Come nella Bibbia, dove ci sono omicidi, tradimenti, amore, perdono, “dove c’è storia, anzi ci sono i fatti: il libro di Dio è un libro di fatti, perché non c’è nulla di più spirituale del quotidiano”, così racconta Cingolani in un’intervista. E nei quadri di questo periodo le immagini mediatiche sono sottratte al destino transitorio della iper-produzione caotica e indifferenziata dei mezzi tecnologici moderni, per essere riproposte come elementi della memoria collettiva e come centro di identità.


In questo modo il dramma di Aldo Moro si identifica con quello di ogni vittima sacrificata e la rappresentazione del suo ritrovamento, nella Renault rossa circondata dai passanti, ci offre l’immagine di una Deposizione metaforica dei nostri giorni, così come l’attentato al Papa, pur partendo dal fatto di cronaca, si spinge oltre il dato storico per parlarci dell’attacco che subì l’intero mondo occidentale.

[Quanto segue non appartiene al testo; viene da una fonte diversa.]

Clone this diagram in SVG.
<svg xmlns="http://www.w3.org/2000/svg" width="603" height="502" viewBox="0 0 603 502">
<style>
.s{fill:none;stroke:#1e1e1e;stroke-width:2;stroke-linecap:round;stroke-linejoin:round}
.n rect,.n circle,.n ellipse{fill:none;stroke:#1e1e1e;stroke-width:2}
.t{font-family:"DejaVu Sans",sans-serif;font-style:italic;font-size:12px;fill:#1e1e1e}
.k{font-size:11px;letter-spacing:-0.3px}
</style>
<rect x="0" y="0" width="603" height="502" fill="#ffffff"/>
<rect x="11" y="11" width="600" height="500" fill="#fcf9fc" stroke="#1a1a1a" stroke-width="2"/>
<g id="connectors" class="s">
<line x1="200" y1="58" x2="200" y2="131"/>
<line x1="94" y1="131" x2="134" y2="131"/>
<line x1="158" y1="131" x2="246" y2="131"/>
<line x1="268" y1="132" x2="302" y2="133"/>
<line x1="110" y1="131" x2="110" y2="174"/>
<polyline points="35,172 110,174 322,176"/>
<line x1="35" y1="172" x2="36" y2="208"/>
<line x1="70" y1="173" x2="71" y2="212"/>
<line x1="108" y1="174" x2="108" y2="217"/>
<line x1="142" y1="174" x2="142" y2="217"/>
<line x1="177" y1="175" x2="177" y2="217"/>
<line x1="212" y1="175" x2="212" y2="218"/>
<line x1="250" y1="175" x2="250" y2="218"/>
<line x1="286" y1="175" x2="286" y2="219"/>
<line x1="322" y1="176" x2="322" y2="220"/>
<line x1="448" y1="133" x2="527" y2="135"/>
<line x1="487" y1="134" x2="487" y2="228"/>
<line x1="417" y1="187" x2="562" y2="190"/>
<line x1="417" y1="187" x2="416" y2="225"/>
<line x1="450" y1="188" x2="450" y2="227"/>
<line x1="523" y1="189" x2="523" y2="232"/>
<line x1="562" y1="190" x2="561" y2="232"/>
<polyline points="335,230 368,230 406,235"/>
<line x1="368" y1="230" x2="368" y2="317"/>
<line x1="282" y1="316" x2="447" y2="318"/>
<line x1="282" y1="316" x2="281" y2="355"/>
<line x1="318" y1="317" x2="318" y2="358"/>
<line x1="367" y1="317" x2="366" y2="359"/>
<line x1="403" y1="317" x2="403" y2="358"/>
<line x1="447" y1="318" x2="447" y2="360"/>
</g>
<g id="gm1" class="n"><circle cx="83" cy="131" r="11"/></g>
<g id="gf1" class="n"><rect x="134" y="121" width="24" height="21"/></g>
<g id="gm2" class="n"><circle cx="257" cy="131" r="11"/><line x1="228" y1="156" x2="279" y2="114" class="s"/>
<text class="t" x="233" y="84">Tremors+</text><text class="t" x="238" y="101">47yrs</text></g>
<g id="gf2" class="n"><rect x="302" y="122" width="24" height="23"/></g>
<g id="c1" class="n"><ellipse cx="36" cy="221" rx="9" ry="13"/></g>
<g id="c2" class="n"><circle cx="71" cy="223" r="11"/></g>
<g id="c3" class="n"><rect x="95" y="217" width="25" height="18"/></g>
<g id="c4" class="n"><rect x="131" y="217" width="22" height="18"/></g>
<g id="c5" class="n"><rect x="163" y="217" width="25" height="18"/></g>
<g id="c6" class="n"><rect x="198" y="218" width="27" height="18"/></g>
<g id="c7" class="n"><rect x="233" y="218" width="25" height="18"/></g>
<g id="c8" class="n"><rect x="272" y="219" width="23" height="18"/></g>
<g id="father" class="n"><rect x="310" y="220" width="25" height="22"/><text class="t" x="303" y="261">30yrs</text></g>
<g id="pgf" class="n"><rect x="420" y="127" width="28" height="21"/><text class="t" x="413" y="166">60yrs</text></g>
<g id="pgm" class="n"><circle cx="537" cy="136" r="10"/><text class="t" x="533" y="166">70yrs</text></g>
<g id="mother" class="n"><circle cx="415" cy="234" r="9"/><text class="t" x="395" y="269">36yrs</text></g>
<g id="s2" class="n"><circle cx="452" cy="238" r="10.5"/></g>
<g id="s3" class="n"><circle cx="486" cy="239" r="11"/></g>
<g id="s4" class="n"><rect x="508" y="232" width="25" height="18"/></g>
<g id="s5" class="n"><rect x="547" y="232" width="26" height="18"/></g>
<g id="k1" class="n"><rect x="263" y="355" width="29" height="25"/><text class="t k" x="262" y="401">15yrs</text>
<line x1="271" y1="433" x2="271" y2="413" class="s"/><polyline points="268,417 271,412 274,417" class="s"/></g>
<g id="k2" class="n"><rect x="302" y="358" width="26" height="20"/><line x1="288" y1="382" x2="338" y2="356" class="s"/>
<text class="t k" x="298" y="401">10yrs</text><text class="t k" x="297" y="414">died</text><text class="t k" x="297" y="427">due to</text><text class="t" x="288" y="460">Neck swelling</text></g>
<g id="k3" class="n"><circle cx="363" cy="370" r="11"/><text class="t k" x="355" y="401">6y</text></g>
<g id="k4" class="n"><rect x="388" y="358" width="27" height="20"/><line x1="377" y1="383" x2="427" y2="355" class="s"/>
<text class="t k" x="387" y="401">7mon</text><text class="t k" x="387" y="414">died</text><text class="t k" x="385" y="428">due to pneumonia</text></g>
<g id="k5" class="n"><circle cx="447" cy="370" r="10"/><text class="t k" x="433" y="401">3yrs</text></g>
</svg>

La retrospettiva comasca ci permette di cogliere con immediatezza anche un altro elemento che caratterizza il percorso di Marco Cingolani, e cioè la disponibilità a sperimentare modalità formali fino al naturale esaurimento della carica creativa,  abbandonandole quando rischiano di trasformare l’autore nel manierista di sé stesso.

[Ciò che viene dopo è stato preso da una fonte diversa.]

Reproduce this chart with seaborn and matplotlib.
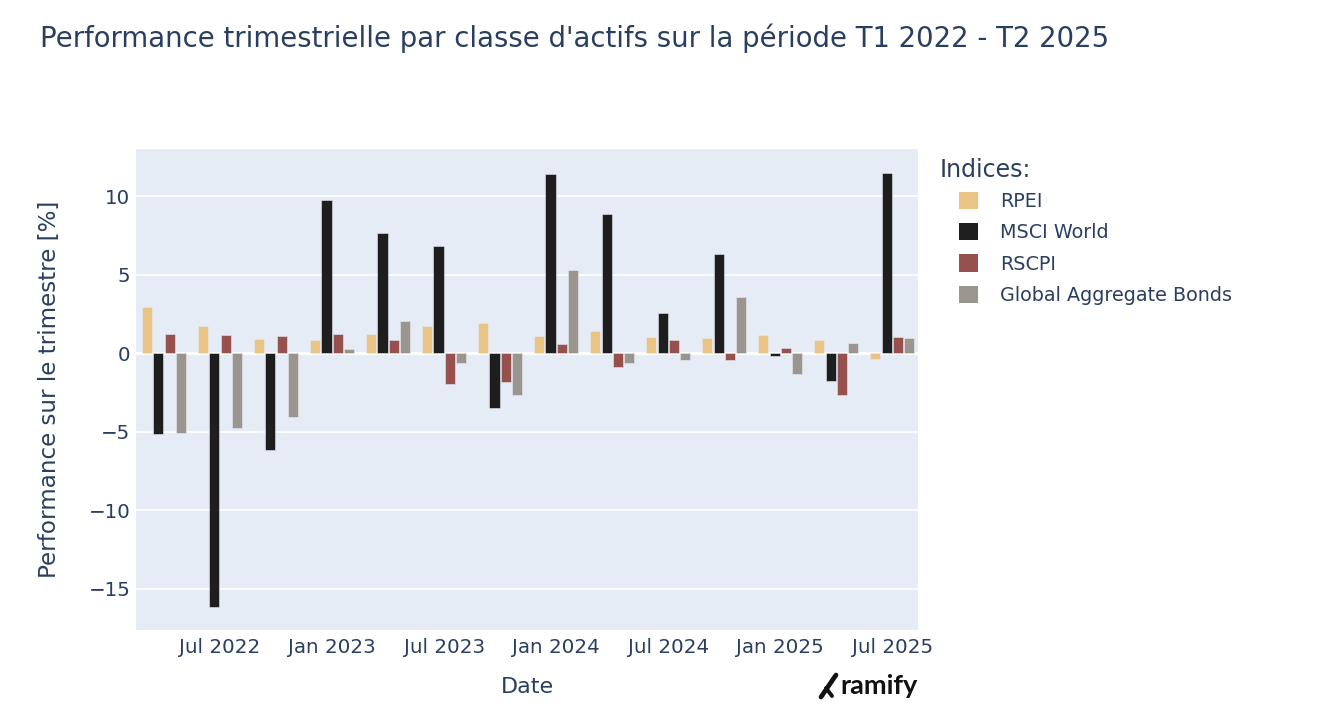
import numpy as np
import pandas as pd
import seaborn as sns
import matplotlib
matplotlib.use("Agg")
import matplotlib.pyplot as plt
from matplotlib.patches import Patch
from matplotlib.lines import Line2D

quarters = ["T1 2022", "T2 2022", "T3 2022", "T4 2022",
            "T1 2023", "T2 2023", "T3 2023", "T4 2023",
            "T1 2024", "T2 2024", "T3 2024", "T4 2024",
            "T1 2025", "T2 2025"]
rpei = [2.94, 1.74, 0.89, 0.81, 1.21, 1.70, 1.94, 1.10, 1.43, 1.02, 0.94, 1.17, 0.83, -0.40]
msci = [-5.15, -16.2, -6.19, 9.74, 7.68, 6.79, -3.47, 11.40, 8.85, 2.57, 6.32, -0.19, -1.81, 11.45]
rscpi = [1.21, 1.15, 1.10, 1.19, 0.81, -1.96, -1.87, 0.55, -0.91, 0.81, -0.45, 0.32, -2.68, 1.04]
bonds = [-5.10, -4.80, -4.06, 0.26, 2.06, -0.64, -2.64, 5.32, -0.64, -0.47, 3.60, -1.34, 0.64, 0.96]

series_names = ["RPEI", "MSCI World", "RSCPI", "Global Aggregate Bonds"]
series_colors = ["#E9C484", "#1E1E1E", "#96504D", "#9A958F"]
tick_labels = ["Jul 2022", "Jan 2023", "Jul 2023", "Jan 2024", "Jul 2024", "Jan 2025", "Jul 2025"]
tick_quarters = ["T2 2022", "T4 2022", "T2 2023", "T4 2023", "T2 2024", "T4 2024", "T2 2025"]

df = pd.DataFrame({
    "Trimestre": quarters * 4,
    "Indice": sum([[n] * len(quarters) for n in series_names], []),
    "Performance": rpei + msci + rscpi + bonds,
})

sns.set_theme(style="white")
plt.rcParams["font.family"] = ["DejaVu Sans"]
text_color = "#2a3f5f"

fig = plt.figure(figsize=(13.18, 7.22), dpi=100)
ax = fig.add_axes([136 / 1318, 1 - 630 / 722, (918 - 136) / 1318, (630 - 149) / 722])
ax.set_facecolor("#E5ECF6")

sns.barplot(data=df, x="Trimestre", y="Performance", hue="Indice",
            hue_order=series_names, order=quarters,
            palette=dict(zip(series_names, series_colors)),
            width=0.8, gap=0.1, ax=ax, legend=False,
            edgecolor="#E5ECF6", linewidth=0.4, saturation=1)

ax.set_xlim(-0.5, 13.46)
ax.set_ylim(-17.64, 13.0)
ax.set_yticks([-15, -10, -5, 0, 5, 10])
ax.set_yticklabels(["\u221215", "\u221210", "\u22125", "0", "5", "10"])
ax.set_xticks([quarters.index(q) for q in tick_quarters])
ax.set_xticklabels(tick_labels)
ax.tick_params(axis="both", colors=text_color, labelsize=14.3, length=0, pad=6)
ax.tick_params(axis="y", pad=4)
ax.grid(axis="y", color="white", linewidth=1.2)
ax.grid(axis="x", visible=False)
ax.axhline(0, color="white", linewidth=2.2, zorder=0.6)
ax.set_axisbelow(True)
for s in ax.spines.values():
    s.set_visible(False)

ax.set_xlabel("Date", fontsize=16, color=text_color, labelpad=14)
ax.set_ylabel("Performance sur le trimestre [%]", fontsize=16.6, color=text_color, labelpad=20)

fig.text(40 / 1318, 1 - 38 / 722,
         "Performance trimestrielle par classe d'actifs sur la p\u00e9riode T1 2022 - T2 2025",
         fontsize=19.8, color=text_color, va="center", ha="left")

# legend
fig.text(940 / 1318, 1 - 170 / 722, "Indices:", fontsize=17, color=text_color,
         ha="left", va="center")
handles = [Patch(facecolor=c, edgecolor="none") for c in series_colors]
leg = fig.legend(handles, series_names, loc="upper left",
                 bbox_to_anchor=(959 / 1318, 1 - 192 / 722), frameon=False,
                 fontsize=13.8, handlelength=1.0, handleheight=1.0,
                 handletextpad=1.15, labelspacing=0.63, borderpad=0, borderaxespad=0,
                 labelcolor=text_color)

# ramify logo
fig.text(918 / 1318, 1 - 686 / 722, "ramify", fontsize=19.5, fontweight="bold",
         family=["Lato", "DejaVu Sans"], color="#111111", ha="right", va="center")
fig.add_artist(Line2D([821 / 1318, 836 / 1318], [1 - 697 / 722, 1 - 675 / 722],
                      transform=fig.transFigure, color="#111111", linewidth=3.4,
                      solid_capstyle="round"))
fig.add_artist(Line2D([826 / 1318, 832 / 1318], [1 - 688 / 722, 1 - 696 / 722],
                      transform=fig.transFigure, color="#111111", linewidth=2.8,
                      solid_capstyle="round"))

fig.savefig("out.png", dpi=100, facecolor="white")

E’ per questo che nel suo lavoro si configurano periodi molto diversi, “Dio odia il monocromo, l’omogeneo, mentre apprezza la contraddizione, l’eterogeneità, il colore e la differenza”, et-et anche in pittura sembra affermare Cingolani. Proprio come si succedono, diverse tra loro, le fasi della vita, che inglobano contraddizioni, differenze, ripensamenti ed errori. Anche se nel suo lavoro la costante del registro della narrazione  ne costituisce sempre il punto di partenza: i fatti della cronaca nelle opere più lontane, tele dominate dall’horror vacui che faticano a contenere i personaggi e la loro agitazione, e la rappresentazione dell’iconografia sacra in quelle più recenti dove le figure si sciolgono nei colori e gli spazi si aprono all’infinito. Come nel ciclo Percorsi di fede del 2009, dedicato alle apparizioni mariane di Lourdes e Fatima e a proposito del quale Cingolani  nel catalogo della mostra scrive: “è questo essere guardati, singolarmente, senza giustificazioni o concorsi di merito, che stabilisce l’importanza del miracolo. Gratuito. Inspiegabile. La bellezza del gratuito è la sfida. Bernadette contro Marx e Nietzsche”. 

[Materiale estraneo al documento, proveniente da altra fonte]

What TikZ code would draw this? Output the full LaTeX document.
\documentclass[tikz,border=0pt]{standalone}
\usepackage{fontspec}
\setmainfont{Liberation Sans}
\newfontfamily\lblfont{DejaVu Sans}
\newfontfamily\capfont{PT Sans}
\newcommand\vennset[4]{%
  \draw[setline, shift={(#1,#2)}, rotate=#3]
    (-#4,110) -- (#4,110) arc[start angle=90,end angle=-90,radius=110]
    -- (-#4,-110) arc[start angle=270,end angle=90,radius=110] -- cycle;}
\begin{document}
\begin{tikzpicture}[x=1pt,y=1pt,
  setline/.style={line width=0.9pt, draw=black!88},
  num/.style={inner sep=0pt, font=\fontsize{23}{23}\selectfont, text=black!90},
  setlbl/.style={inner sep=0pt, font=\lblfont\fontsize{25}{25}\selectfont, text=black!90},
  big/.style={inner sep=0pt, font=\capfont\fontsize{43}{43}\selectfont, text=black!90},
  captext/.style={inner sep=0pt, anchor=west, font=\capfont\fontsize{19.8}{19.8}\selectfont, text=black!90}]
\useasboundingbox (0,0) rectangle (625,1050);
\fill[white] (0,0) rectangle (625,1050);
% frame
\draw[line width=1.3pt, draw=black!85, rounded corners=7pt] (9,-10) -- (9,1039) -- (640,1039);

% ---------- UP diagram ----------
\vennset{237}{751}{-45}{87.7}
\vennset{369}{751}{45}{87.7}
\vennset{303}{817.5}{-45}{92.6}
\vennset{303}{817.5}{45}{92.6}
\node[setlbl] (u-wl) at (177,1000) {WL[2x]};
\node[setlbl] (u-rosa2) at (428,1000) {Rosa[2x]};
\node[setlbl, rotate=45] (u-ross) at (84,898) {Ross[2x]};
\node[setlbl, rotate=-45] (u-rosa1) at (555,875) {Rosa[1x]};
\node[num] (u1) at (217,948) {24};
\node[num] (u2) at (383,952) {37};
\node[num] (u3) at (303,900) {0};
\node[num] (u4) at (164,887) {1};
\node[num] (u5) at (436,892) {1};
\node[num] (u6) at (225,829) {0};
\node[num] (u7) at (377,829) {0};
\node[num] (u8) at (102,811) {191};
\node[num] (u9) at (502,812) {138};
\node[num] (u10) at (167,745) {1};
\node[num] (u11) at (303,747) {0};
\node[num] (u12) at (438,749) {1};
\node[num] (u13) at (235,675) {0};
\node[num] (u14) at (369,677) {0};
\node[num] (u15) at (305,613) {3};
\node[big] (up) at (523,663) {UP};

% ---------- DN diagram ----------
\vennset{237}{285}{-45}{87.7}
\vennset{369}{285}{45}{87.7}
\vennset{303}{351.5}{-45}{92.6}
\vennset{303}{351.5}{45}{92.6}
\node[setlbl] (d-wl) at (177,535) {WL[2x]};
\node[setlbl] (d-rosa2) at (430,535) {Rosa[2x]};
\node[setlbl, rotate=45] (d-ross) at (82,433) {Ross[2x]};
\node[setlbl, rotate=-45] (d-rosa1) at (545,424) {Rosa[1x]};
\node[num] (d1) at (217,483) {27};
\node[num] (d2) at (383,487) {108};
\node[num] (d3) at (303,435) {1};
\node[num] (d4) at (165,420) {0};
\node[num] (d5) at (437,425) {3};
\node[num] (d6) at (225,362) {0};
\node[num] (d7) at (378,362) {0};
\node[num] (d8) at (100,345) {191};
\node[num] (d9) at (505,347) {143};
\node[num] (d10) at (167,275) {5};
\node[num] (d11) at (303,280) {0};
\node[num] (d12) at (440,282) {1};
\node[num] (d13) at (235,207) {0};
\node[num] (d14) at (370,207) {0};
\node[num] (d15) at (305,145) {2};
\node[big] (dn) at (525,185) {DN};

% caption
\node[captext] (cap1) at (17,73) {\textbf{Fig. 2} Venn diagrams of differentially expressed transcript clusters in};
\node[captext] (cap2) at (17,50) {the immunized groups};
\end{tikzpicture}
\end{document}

Ciclo nel quale è particolarmente chiaro il senso della risposta data da Cingolani ad un intervistatore che gli chiedeva quale traccia del suo lavoro desidererebbe lasciare, “mi piacerebbe contribuire a riportare nel mondo un sentimento, una disposizione verso il sacro e lo spirituale, verso Dio. Ma verso il Dio giudaico-cristiano. Non quello gnostico o new age. Vorrei contribuire di una virgola pittorica a ripresentare al mondo i doni di Dio sulla terra”.


Un’ultima nota per sottolineare il piacere fisico del fare pittura - “la pittura è necessaria e facile come correre o saltare, penso che il mio corpo, la forza nelle gambe, la duttilità del polso, l’intensità del mio sguardo che giudica e accompagna il gesto del pennello siano la vera motivazione estetica che mi porta a fare le cose a modo mio”- che traspare con grande forza nelle opere di Cingolani. Vedere per credere la stanza dove sono radunati i meravigliosi quadri rossi, “ho comprato chili di colore rosso della marca più fine e ricercata, in ogni possibile gradazione di cadmio. Ho speso un patrimonio, ma ogni volta che lo vedo sul pennello sono felice”. Soldi ben spesi perché il risultato è che siamo felici anche noi.